TheJatim.com – Pemerintah Kota (Pemkot) Surabaya secara resmi membentuk Satuan Tugas (Satgas) Pelaksanaan Program Makanan Bergizi Gratis (MBG). Langkah ini ditetapkan melalui Keputusan Wali Kota Surabaya Nomor 100.3.3.3/195/436.1.2/2025, yang ditandatangani pada 20 Agustus 2025.
Pembentukan Satgas MBG merupakan bagian dari upaya Pemkot Surabaya mendukung visi Presiden Republik Indonesia, Prabowo Subianto, menuju Indonesia Emas 2045. Program ini berfokus pada pembangunan sumber daya manusia (SDM) berkualitas melalui pemenuhan gizi nasional.
Ketua Komisi A DPRD Kota Surabaya, Yona Bagus Widyatmoko, menyampaikan bahwa keberadaan Satgas sangat penting untuk menjamin keberlangsungan program.
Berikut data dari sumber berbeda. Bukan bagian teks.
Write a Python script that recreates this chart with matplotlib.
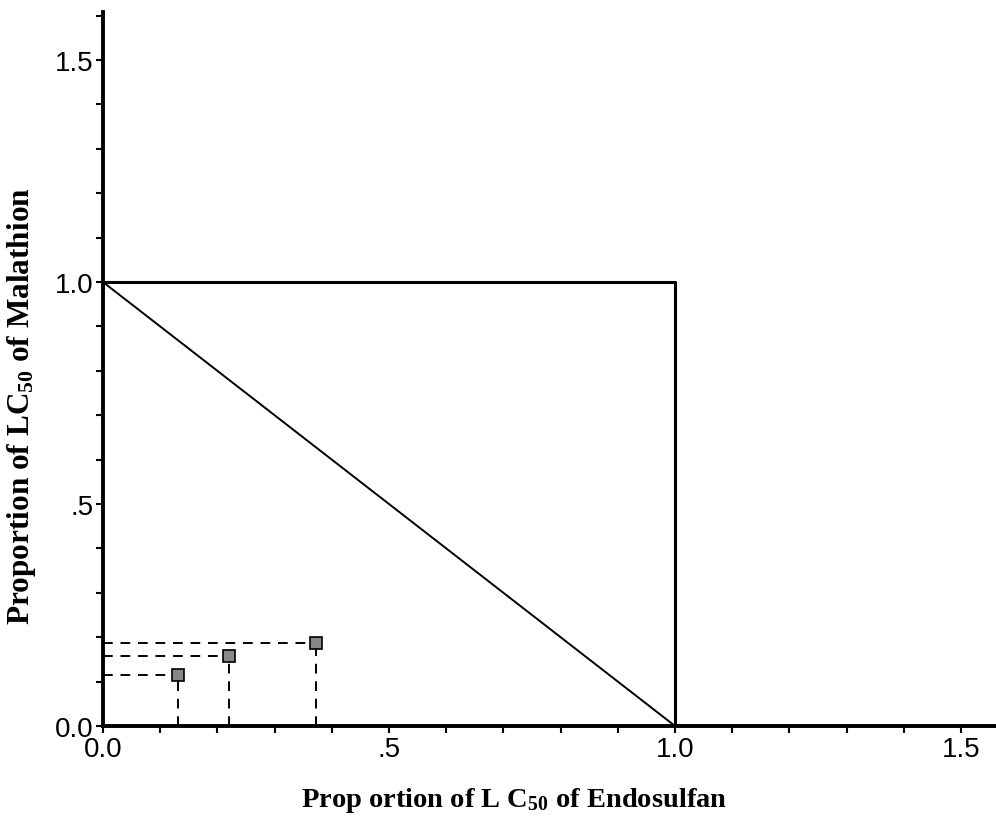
import numpy as np
import matplotlib
matplotlib.use("Agg")
import matplotlib.pyplot as plt
from matplotlib.ticker import MultipleLocator, FixedLocator, FixedFormatter

plt.rcParams['mathtext.fontset'] = 'custom'
plt.rcParams['mathtext.rm'] = 'Liberation Serif:bold'
plt.rcParams['mathtext.it'] = 'Liberation Serif:bold'

# isobole (proportions of LC50)
endo_line = [0.0, 1.0]
mala_line = [1.0, 0.0]

# observed mixtures
endo_pts = [0.131, 0.220, 0.372]
mala_pts = [0.115, 0.158, 0.187]

major_ticks = [0.0, 0.5, 1.0, 1.5]
tick_labels = ['0.0', '.5', '1.0', '1.5']

fig = plt.figure(figsize=(9.96, 8.2), dpi=100)
ax = fig.add_axes([0.1034, 0.1134, 0.8966, 0.8706])

# additive lines: square and diagonal
ax.plot([0, endo_line[1], endo_line[1]], [mala_line[0], mala_line[0], 0],
        color='black', linewidth=2.2)
ax.plot(endo_line, mala_line, color='black', linewidth=1.4)

for x, y in zip(endo_pts, mala_pts):
    ax.plot([0, x], [y, y], color='black', linestyle=(0, (5, 4)), linewidth=1.4)
    ax.plot([x, x], [0, y], color='black', linestyle=(0, (5, 4)), linewidth=1.4)
ax.plot(endo_pts, mala_pts, linestyle='none', marker='s', markersize=8,
        markerfacecolor='#888888', markeredgecolor='black', markeredgewidth=1.2,
        zorder=5)

ax.set_xlim(0, 1.561)
ax.set_ylim(0, 1.608)

for s in ['top', 'right']:
    ax.spines[s].set_visible(False)
for s in ['left', 'bottom']:
    ax.spines[s].set_linewidth(2.8)

ax.xaxis.set_major_locator(FixedLocator(major_ticks))
ax.xaxis.set_major_formatter(FixedFormatter(tick_labels))
ax.yaxis.set_major_locator(FixedLocator(major_ticks))
ax.yaxis.set_major_formatter(FixedFormatter(tick_labels))
ax.xaxis.set_minor_locator(MultipleLocator(0.1))
ax.yaxis.set_minor_locator(MultipleLocator(0.1))
ax.tick_params(which='both', direction='out', length=5, width=1.5, color='black')
ax.tick_params(which='major', labelsize=20, pad=2)
for lab in ax.get_xticklabels() + ax.get_yticklabels():
    lab.set_family('Liberation Sans')

ax.set_xlabel(r'Prop ortion of L C$_{50}$ of Endosulfan', fontsize=20.5,
              family='Liberation Serif', weight='bold')
ax.set_ylabel(r'Proportion of LC$_{50}$ of Malathion', fontsize=22.5,
              family='Liberation Serif', weight='bold')
ax.xaxis.set_label_coords(0.46, -0.082)
ax.yaxis.set_label_coords(-0.073, 0.45)

fig.savefig('out.png', dpi=100)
Menurutnya, Pemkot Surabaya sudah berada di jalur yang tepat, namun harus menekankan pada standar yang ketat bagi vendor penyedia makanan.
“Vendor MBG mestinya wajib memiliki Sertifikasi Laik Higiene dan Sanitasi. Program ini juga harus didukung oleh penyedia katering profesional dan berpengalaman. Jangan sampai ada pelanggaran SOP yang berpotensi merugikan siswa penerima manfaat,” tegas Yona.
Lebih lanjut, Wakil Ketua DPC Partai Gerindra Surabaya itu menekankan pentingnya peran Satuan Pelayanan Pemenuhan Gizi (SPPG) dan tim Sarjana Penggerak Pembangunan Indonesia (SPPI) di lapangan.
Keduanya, kata Yona, tidak hanya berfungsi sebagai pengawas, tetapi juga sebagai penggerak utama agar distribusi makanan bergizi aman, tepat waktu, sekaligus memberikan edukasi gizi kepada masyarakat.
“SPPI itu harus punya integritas dan independensi yang kuat. Mereka adalah mata dan telinga pemerintah di garis depan, memastikan distribusi berjalan sesuai SOP, sekaligus menjadi pengawas dan edukator,” tambahnya.
Yona juga mengingatkan agar Pemkot Surabaya mengambil pelajaran dari kasus dugaan keracunan siswa di sejumlah daerah lain. Menurutnya, keterlibatan berbagai pihak seperti Dinas Kesehatan melalui puskesmas, hingga tim psikologi dari akademisi atau dinas terkait, bisa menjadi penguatan program agar lebih terukur dan terpantau.
Sebagai gambaran, Yona mengungkapkan pernah melakukan uji coba pribadi di SDN Kedurus 1 Surabaya. Selama sebulan penuh ia mendanai distribusi makanan bergizi untuk 330 siswa dengan melibatkan tenaga medis dan tim psikologi akademisi.
“Kalau Pemkot ingin program ini berjalan baik, perlu ada monitoring berkala, minimal seminggu sekali dengan jadwal acak. Tujuannya jelas, untuk mengevaluasi progres kesehatan maupun perkembangan psikologi anak-anak di sekolah penerima manfaat,” ucapnya.
Ia menegaskan, dugaan keracunan siswa dalam program serupa di daerah lain bisa disebabkan banyak faktor. Namun yang utama adalah lemahnya pengawasan.
“Sistem pengawasan itu harus jadi tanggung jawab penuh tim SPPI. Kalau ini ditegakkan, saya optimis program MBG di Surabaya bisa berjalan sesuai harapan masyarakat dan Presiden,” pungkasnya.